By now, I know schedules by heart, I know alternate routes, I know scenic spots and tours, I know train series and their characteristics, I know when which lines tend to be crowded, and I own an unlimited country-wide regional rail pass. I ride trains for commutes, for visits, for conferences, for festivals, for vacations, and yes, sometimes for the fun of it. I really never thought of myself as a tetsu - a rail nerd - since I don't collect model trains, tickets, or other train paraphernalia, but after watching this show, it is nice to see that there are people out there which appreciate this kind of knowledge I built merely by growing up among trains.
So, before getting into the anime, let me tell you why after over 150 years of history, trains still firmly remain the pinnacle of transit on land: First of all, they are superior to all personal transportation because you don't actually concentrate on steering the vehicle. You are not pestered by crossings, red lights, traffic signs, driving tests, parking garages, or speed limits; by contrast you can almost do whatever you want in a train. You sit wherever you want, you can walk around, you can listen to music, read a good book, be on your phone, meet people from around the world, or come back from a wine festival totally hammered; in short - your attention to participation in traffic is not required, and you can devote it to enjoyment. Second, they are faster and you are doing something for the environment by taking them as their emissions are next to zero. And third, rail infrastructure has a certain romantic quality that roads will never beat. The ease with which a train zips by picturesque towns, giant skyscrapers, rolling hills, mountains and rivers, the awe kids feel when the train comes out of a tunnel, and the stately grandeur of stations like Budapest-Nyugati or Leipzig Hbf can all not be rivalled by spending an afternoon on even the nicest motorway in the world.
The show at hand is a unique anime that is entirely about this fact. While other rail shows present us with outrageous action and transform trains into something even cooler they sadly could realistically never be, Tetsuko no Tabi is a 1:1 account of a real journey through Japan's rail system that has actually happened. It plays out between the unstoppable force Yokomi, a travel writer and rail otaku who is heads over heels into his special interest, and the immovable object Kikuchi who translates their journey into a manga, has zero interest for trains at all, and is only in it for the station lunches she gets out of it. While this appears to be a little reductive as a portrayal of actual people who are alive at the time of writing, it still makes for a nice dynamic between the two, and their hapless, burnt-out editors.
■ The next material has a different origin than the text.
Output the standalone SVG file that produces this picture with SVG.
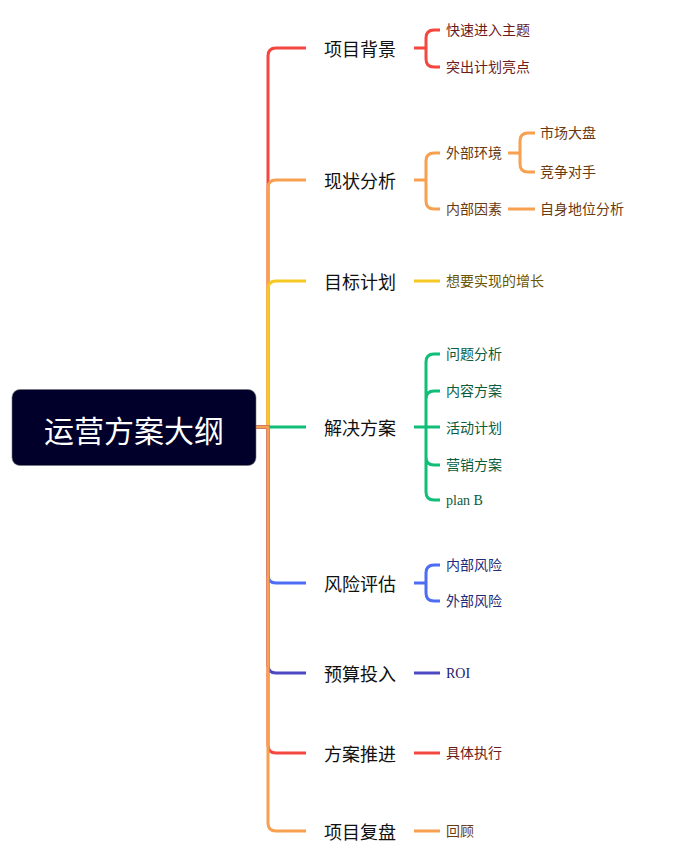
<svg xmlns="http://www.w3.org/2000/svg" width="700" height="866" viewBox="0 0 700 866">
<style>
.c{fill:none;stroke-width:3;stroke-linecap:butt}
.l1{font-family:"Noto Sans CJK SC","Noto Sans",sans-serif;font-size:18px;fill:#111;dominant-baseline:central}
.l2{font-family:"Liberation Serif","Noto Sans CJK SC",serif;font-size:14px;dominant-baseline:central}
.root{font-family:"Noto Sans CJK SC","Noto Sans",sans-serif;font-size:30px;fill:#fff;dominant-baseline:central;text-anchor:middle}
</style>
<rect width="700" height="866" fill="#fff"/>
<g id="connectors">
<path class="c" stroke="#f4473f" d="M256 427H268V56Q268 48 276 48H306"/>
<path class="c" stroke="#f7a04f" d="M256 427H268V188Q268 180 276 180H306"/>
<path class="c" stroke="#f5c824" d="M256 427H268V289Q268 281 276 281H306"/>
<path class="c" stroke="#10be78" d="M256 427H306"/>
<path class="c" stroke="#4d6df5" d="M256 427H268V575Q268 583 276 583H306"/>
<path class="c" stroke="#4d49c2" d="M256 427H268V665Q268 673 276 673H306"/>
<path class="c" stroke="#f4473f" d="M256 427H268V745Q268 753 276 753H306"/>
<path class="c" stroke="#f7a04f" d="M256 427H268V823Q268 831 276 831H306"/>
<path class="c" stroke="#f4473f" d="M414 48H426V38Q426 30 434 30H440M414 48H426V59Q426 67 434 67H440"/>
<path class="c" stroke="#f7a04f" d="M414 180H426V161Q426 153 434 153H440M414 180H426V201Q426 209 434 209H440"/>
<path class="c" stroke="#f7a04f" d="M508 153H520V141Q520 133 528 133H535M508 153H520V164Q520 172 528 172H535M508 209H535"/>
<path class="c" stroke="#f5c824" d="M414 281H440"/>
<path class="c" stroke="#10be78" d="M414 427H426V362Q426 354 434 354H440M414 427H426V399Q426 391 434 391H440M414 427H440M414 427H426V457Q426 465 434 465H440M414 427H426V492Q426 500 434 500H440"/>
<path class="c" stroke="#4d6df5" d="M414 583H426V573Q426 565 434 565H440M414 583H426V593Q426 601 434 601H440"/>
<path class="c" stroke="#4d49c2" d="M414 673H440"/>
<path class="c" stroke="#f4473f" d="M414 753H440"/>
<path class="c" stroke="#f7a04f" d="M414 831H440"/>
</g>
<g id="root"><rect x="12" y="389.500" width="244" height="76" rx="8" fill="#00002a" stroke="#777" stroke-width="0.600"/><text class="root" x="134" y="429">运营方案大纲</text></g>
<g id="n1"><text class="l1" x="324" y="48">项目背景</text></g>
<g id="n1a"><text class="l2" fill="#6d1a1a" x="446" y="30">快速进入主题</text></g>
<g id="n1b"><text class="l2" fill="#6d1a1a" x="446" y="67">突出计划亮点</text></g>
<g id="n2"><text class="l1" x="324" y="180">现状分析</text></g>
<g id="n2a"><text class="l2" fill="#6b3a10" x="446" y="153">外部环境</text></g>
<g id="n2a1"><text class="l2" fill="#6b3a10" x="540" y="133">市场大盘</text></g>
<g id="n2a2"><text class="l2" fill="#6b3a10" x="540" y="172">竞争对手</text></g>
<g id="n2b"><text class="l2" fill="#6b3a10" x="446" y="209">内部因素</text></g>
<g id="n2b1"><text class="l2" fill="#6b3a10" x="540" y="209">自身地位分析</text></g>
<g id="n3"><text class="l1" x="324" y="281">目标计划</text></g>
<g id="n3a"><text class="l2" fill="#6b5600" x="446" y="281">想要实现的增长</text></g>
<g id="n4"><text class="l1" x="324" y="427">解决方案</text></g>
<g id="n4a"><text class="l2" fill="#0b5c3c" x="446" y="354">问题分析</text></g>
<g id="n4b"><text class="l2" fill="#0b5c3c" x="446" y="391">内容方案</text></g>
<g id="n4c"><text class="l2" fill="#0b5c3c" x="446" y="428">活动计划</text></g>
<g id="n4d"><text class="l2" fill="#0b5c3c" x="446" y="465">营销方案</text></g>
<g id="n4e"><text class="l2" fill="#0b5c3c" x="446" y="500">plan B</text></g>
<g id="n5"><text class="l1" x="324" y="583">风险评估</text></g>
<g id="n5a"><text class="l2" fill="#1e2c7a" x="446" y="565">内部风险</text></g>
<g id="n5b"><text class="l2" fill="#1e2c7a" x="446" y="601">外部风险</text></g>
<g id="n6"><text class="l1" x="324" y="673">预算投入</text></g>
<g id="n6a"><text class="l2" fill="#22206b" x="446" y="673">ROI</text></g>
<g id="n7"><text class="l1" x="324" y="753">方案推进</text></g>
<g id="n7a"><text class="l2" fill="#6d1a1a" x="446" y="753">具体执行</text></g>
<g id="n8"><text class="l1" x="324" y="831">项目复盘</text></g>
<g id="n8a"><text class="l2" fill="#6b3a10" x="446" y="831">回顾</text></g>
</svg>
In particular, Kikuchi has a cool character design with her extremely expressive face, which might have to do with the show being written from her perspective.
While the music is nice and incorporates common train sounds very well, the OP is very long and framed by its own intro and outro, so it tends to become a little boring, and the ED is a melancholic ballad with only still images illustrating it. At the very end of each episode comes a small bit of Japanese rail knowledge that may or may not be interesting. As common for low-budget shows in the 2000s, the show suffers from very primitive CGI and simplistic 2D animation, but it makes up for it with the amazing backgrounds showcasing the best landscapes from all the stations of Japan and really capturing how it feels to do a rail trip in the summer. At least whatever is left of it does, because I could only find a 480p rip of it.
I am only giving the show an average score, because I lack the perspective of someone like Kikuchi who really doesn't care for all of this and just wants to watch a good anime as such. I don't really know anyone I can recommend this to, other than people who are already tetsu themselves. However, I do include the show as #12 on my currently very limited list of favourites, because I do think it hits a part of me in a way other shows cannot.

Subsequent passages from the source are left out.